**The problem:**
Copy out the listing in full, exactly as written, but not its pictures.

**Data block:**
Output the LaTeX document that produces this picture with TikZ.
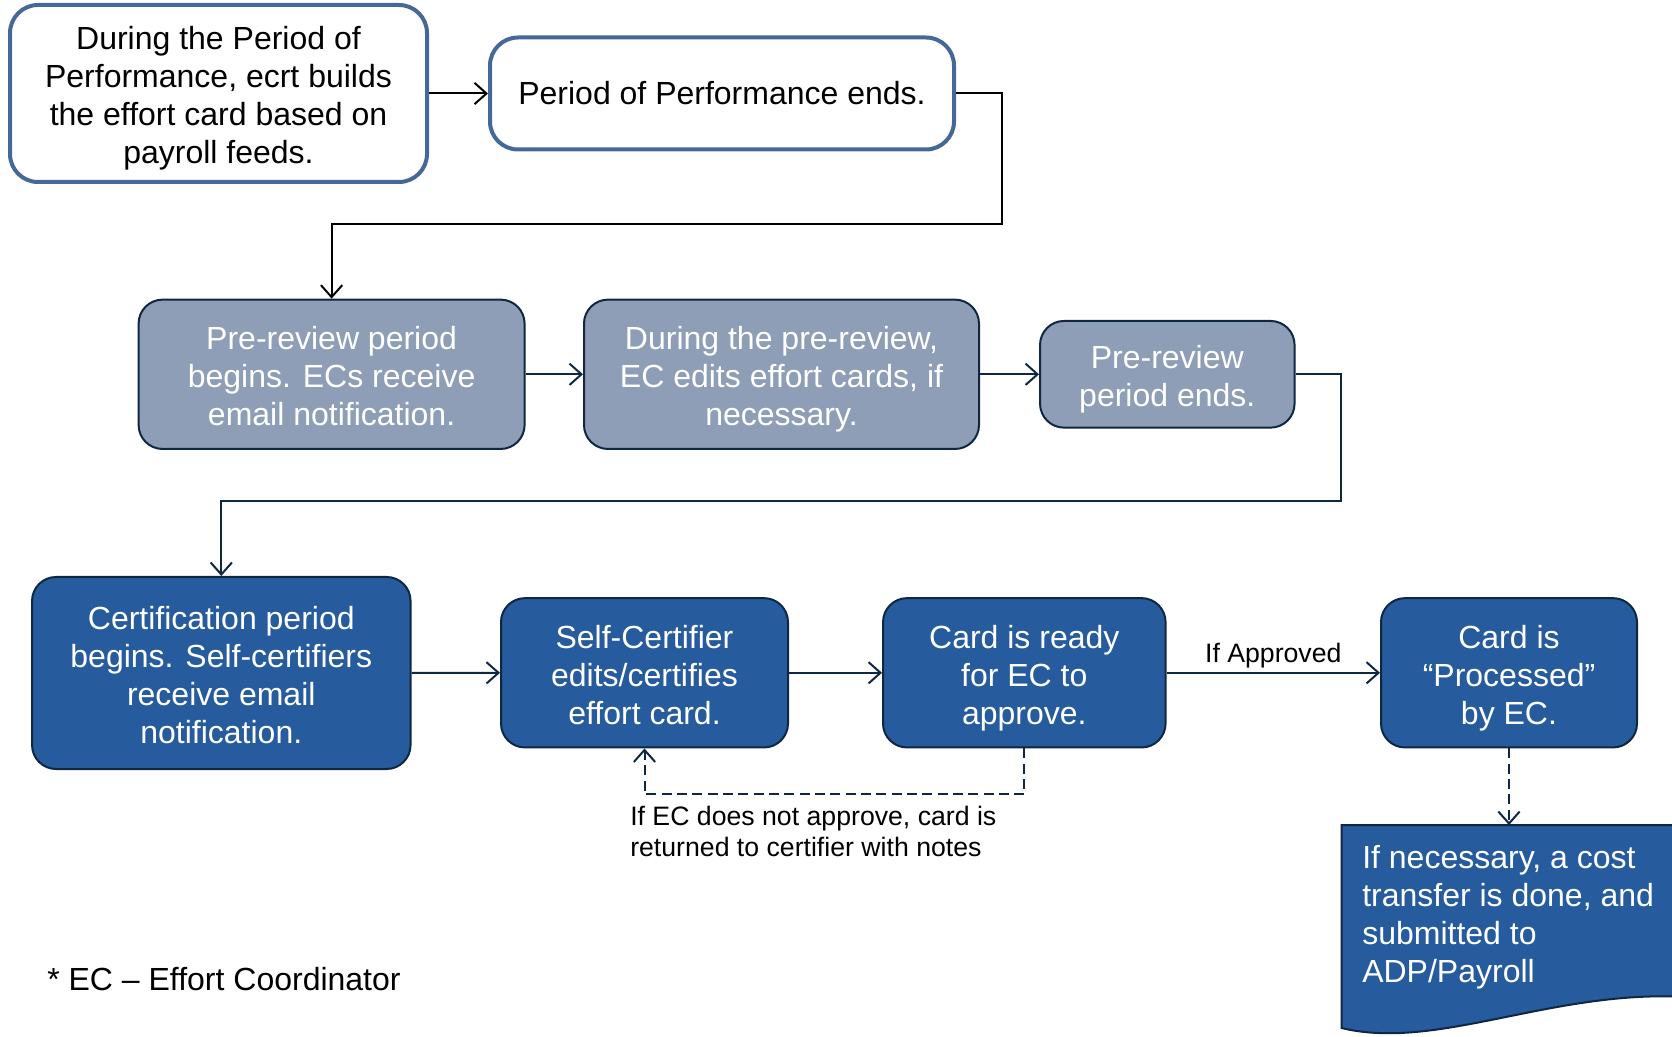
\documentclass[tikz,border=0pt]{standalone}
\usepackage{fontspec}
\setmainfont{Liberation Sans}
\usetikzlibrary{arrows.meta}
\definecolor{topedge}{RGB}{70,104,152}
\definecolor{grayfill}{RGB}{141,158,182}
\definecolor{navy}{RGB}{15,39,64}
\definecolor{bluefill}{RGB}{38,91,158}
\newcommand\myts{\rule{0pt}{25pt}}
\newcommand\mybs{\rule[-5.2pt]{0pt}{5.2pt}}
\begin{document}
\begin{tikzpicture}[x=0.75pt,y=-0.75pt,
  base/.style={rounded corners=18pt, align=center, inner sep=0pt, font=\fontsize{24}{28.5}\selectfont},
  topbox/.style={base, draw=topedge, line width=3pt, fill=white, text=black, rounded corners=21pt},
  graybox/.style={base, draw=navy, line width=1.5pt, fill=grayfill, text=white},
  bluebox/.style={base, draw=navy, line width=1.5pt, fill=bluefill, text=white},
  tip/.style={-{Straight Barb[length=9pt,width=16pt,line width=1.5pt]}},
  blackconn/.style={tip, line width=1.5pt, draw=black},
  conn/.style={tip, line width=1.5pt, draw=navy},
  dconn/.style={conn, dash pattern=on 7.5pt off 4pt},
  lbl/.style={inner sep=0pt, align=left, font=\fontsize{20}{23.25}\selectfont}
]
\useasboundingbox (0,0) rectangle (1672,1037);

% row 1
\node[topbox, minimum width=312.75pt, minimum height=132.75pt] (A) at (218.5,93.5)
  {\myts During the Period of\\Performance, ecrt builds\\the effort card based on\\payroll feeds.\mybs};
\node[topbox, minimum width=348pt, minimum height=84pt] (B) at (722,93.5)
  {Period of Performance ends.};

% row 2
\node[graybox, minimum width=289.5pt, minimum height=112pt] (C) at (331.6,374.3)
  {\myts Pre-review period\\begins. ECs receive\\email notification.\mybs};
\node[graybox, minimum width=296.25pt, minimum height=112pt] (D) at (781.5,374.3)
  {\myts During the pre-review,\\EC edits effort cards, if\\necessary.\mybs};
\node[graybox, minimum width=190.9pt, minimum height=80pt] (E) at (1167.3,374.3)
  {\myts Pre-review\\period ends.\mybs};

% row 3
\node[bluebox, minimum width=283.9pt, minimum height=144pt] (F) at (221.3,673)
  {\myts Certification period\\begins. Self-certifiers\\receive email\\notification.\mybs};
\node[bluebox, minimum width=215.25pt, minimum height=112pt] (G) at (644.5,672.8)
  {\myts Self-Certifier\\edits/certifies\\effort card.\mybs};
\node[bluebox, minimum width=211.9pt, minimum height=112pt] (H) at (1024.3,672.8)
  {\myts Card is ready\\for EC to\\approve.\mybs};
\node[bluebox, minimum width=192pt, minimum height=112pt] (I) at (1509,672.8)
  {\myts Card is\\“Processed”\\by EC.\mybs};

% document shape
\path[fill=bluefill, draw=navy, line width=1.5pt]
  (1700,825) -- (1341.5,825) -- (1341.5,1028)
  .. controls (1440,1052) and (1560,985) .. (1700,998) -- cycle;
\node[inner sep=0pt, align=left, text=white, anchor=west,
      font=\fontsize{24}{28.5}\selectfont] (J) at (1362,917)
  {If necessary, a cost\\transfer is done, and\\submitted to\\ADP/Payroll};
\coordinate (Jtop) at (1509,825);

% connectors
\draw[blackconn] (A.east) -- (B.west);
\coordinate (b1) at (1002,93.5);
\coordinate (b2) at (1002,224);
\draw[blackconn] (B.east) -- (b1) -- (b2) -| (C.north);

\draw[conn] (C.east) -- (D.west);
\draw[conn] (D.east) -- (E.west);
\coordinate (e1) at (1341.4,374.3);
\coordinate (e2) at (1341.4,501);
\draw[conn] (E.east) -- (e1) -- (e2) -| (F.north);

\draw[conn] (F.east) -- (G.west);
\draw[conn] (G.east) -- (H.west);
\draw[conn] (H.east) -- node[lbl, above=2.5pt] (ap) {If Approved} (I.west);

\coordinate (h1) at (1024.3,794.4);
\draw[dconn] (H.south) -- (h1) -| (G.south);
\draw[dconn] (I.south) -- (Jtop);

\node[lbl, anchor=west] (ret) at (630,831)
  {If EC does not approve, card is\\returned to certifier with notes};

\node[inner sep=0pt, anchor=west, font=\fontsize{24}{28.5}\selectfont] (note) at (47,979)
  {* EC – Effort Coordinator};
\end{tikzpicture}
\end{document}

**Finished task:**
Output the LaTeX document that produces this picture with TikZ.
\documentclass[tikz,border=0pt]{standalone}
\usepackage{fontspec}
\setmainfont{Liberation Sans}
\usetikzlibrary{arrows.meta}
\definecolor{topedge}{RGB}{70,104,152}
\definecolor{grayfill}{RGB}{141,158,182}
\definecolor{navy}{RGB}{15,39,64}
\definecolor{bluefill}{RGB}{38,91,158}
\newcommand\myts{\rule{0pt}{25pt}}
\newcommand\mybs{\rule[-5.2pt]{0pt}{5.2pt}}
\begin{document}
\begin{tikzpicture}[x=0.75pt,y=-0.75pt,
  base/.style={rounded corners=18pt, align=center, inner sep=0pt, font=\fontsize{24}{28.5}\selectfont},
  topbox/.style={base, draw=topedge, line width=3pt, fill=white, text=black, rounded corners=21pt},
  graybox/.style={base, draw=navy, line width=1.5pt, fill=grayfill, text=white},
  bluebox/.style={base, draw=navy, line width=1.5pt, fill=bluefill, text=white},
  tip/.style={-{Straight Barb[length=9pt,width=16pt,line width=1.5pt]}},
  blackconn/.style={tip, line width=1.5pt, draw=black},
  conn/.style={tip, line width=1.5pt, draw=navy},
  dconn/.style={conn, dash pattern=on 7.5pt off 4pt},
  lbl/.style={inner sep=0pt, align=left, font=\fontsize{20}{23.25}\selectfont}
]
\useasboundingbox (0,0) rectangle (1672,1037);

% row 1
\node[topbox, minimum width=312.75pt, minimum height=132.75pt] (A) at (218.5,93.5)
  {\myts During the Period of\\Performance, ecrt builds\\the effort card based on\\payroll feeds.\mybs};
\node[topbox, minimum width=348pt, minimum height=84pt] (B) at (722,93.5)
  {Period of Performance ends.};

% row 2
\node[graybox, minimum width=289.5pt, minimum height=112pt] (C) at (331.6,374.3)
  {\myts Pre-review period\\begins. ECs receive\\email notification.\mybs};
\node[graybox, minimum width=296.25pt, minimum height=112pt] (D) at (781.5,374.3)
  {\myts During the pre-review,\\EC edits effort cards, if\\necessary.\mybs};
\node[graybox, minimum width=190.9pt, minimum height=80pt] (E) at (1167.3,374.3)
  {\myts Pre-review\\period ends.\mybs};

% row 3
\node[bluebox, minimum width=283.9pt, minimum height=144pt] (F) at (221.3,673)
  {\myts Certification period\\begins. Self-certifiers\\receive email\\notification.\mybs};
\node[bluebox, minimum width=215.25pt, minimum height=112pt] (G) at (644.5,672.8)
  {\myts Self-Certifier\\edits/certifies\\effort card.\mybs};
\node[bluebox, minimum width=211.9pt, minimum height=112pt] (H) at (1024.3,672.8)
  {\myts Card is ready\\for EC to\\approve.\mybs};
\node[bluebox, minimum width=192pt, minimum height=112pt] (I) at (1509,672.8)
  {\myts Card is\\“Processed”\\by EC.\mybs};

% document shape
\path[fill=bluefill, draw=navy, line width=1.5pt]
  (1700,825) -- (1341.5,825) -- (1341.5,1028)
  .. controls (1440,1052) and (1560,985) .. (1700,998) -- cycle;
\node[inner sep=0pt, align=left, text=white, anchor=west,
      font=\fontsize{24}{28.5}\selectfont] (J) at (1362,917)
  {If necessary, a cost\\transfer is done, and\\submitted to\\ADP/Payroll};
\coordinate (Jtop) at (1509,825);

% connectors
\draw[blackconn] (A.east) -- (B.west);
\coordinate (b1) at (1002,93.5);
\coordinate (b2) at (1002,224);
\draw[blackconn] (B.east) -- (b1) -- (b2) -| (C.north);

\draw[conn] (C.east) -- (D.west);
\draw[conn] (D.east) -- (E.west);
\coordinate (e1) at (1341.4,374.3);
\coordinate (e2) at (1341.4,501);
\draw[conn] (E.east) -- (e1) -- (e2) -| (F.north);

\draw[conn] (F.east) -- (G.west);
\draw[conn] (G.east) -- (H.west);
\draw[conn] (H.east) -- node[lbl, above=2.5pt] (ap) {If Approved} (I.west);

\coordinate (h1) at (1024.3,794.4);
\draw[dconn] (H.south) -- (h1) -| (G.south);
\draw[dconn] (I.south) -- (Jtop);

\node[lbl, anchor=west] (ret) at (630,831)
  {If EC does not approve, card is\\returned to certifier with notes};

\node[inner sep=0pt, anchor=west, font=\fontsize{24}{28.5}\selectfont] (note) at (47,979)
  {* EC – Effort Coordinator};
\end{tikzpicture}
\end{document}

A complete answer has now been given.